Using tritium and other geochemical tracers to address the “old water paradox” in headwater catchments

Abstract

Documenting the changing sources of water during high streamflows following rainfall is important for understanding catchment behaviour. This study uses tritium (3H), major ion concentrations, and δ18O values to identify the sources of water that sustained streamflow in the upper Yarra and Latrobe catchments of southeast Australia over two high flow events in March 2016 and August 2016. The variations in geochemistry imply that direct contribution of rainfall to streamflow was minor. Rather, the baseflow that sustained the streams prior to the events was augmented by water derived from the soils or regolith. A two component mass balance based on 3H indicates that the soil/regolith water constituted 60–100% of total streamflow at the peak of the events. A mass balance based on silica yields similar estimates (50–70%). The 3H activities of the soil water imply residence times of up to six years.
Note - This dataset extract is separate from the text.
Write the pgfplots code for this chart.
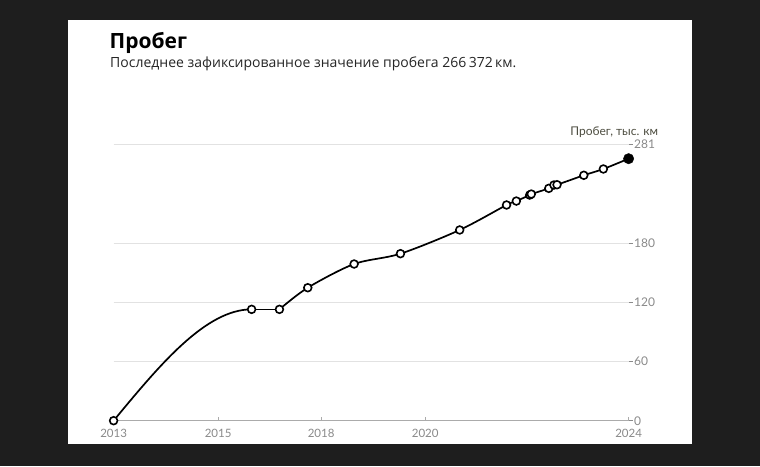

These are sufficiently long for evapotranspiration, dissolution of organic matter, and mineral weathering to increase the major ion concentrations above those of rainfall and for mixing to homogenise δ18O and δ2H values. This study helps resolve the paradox that the water contributing to high flow events in streams is commonly not rainfall but is unlikely to be only increased inflows of groundwater due to the time required for hydraulic loading to occur.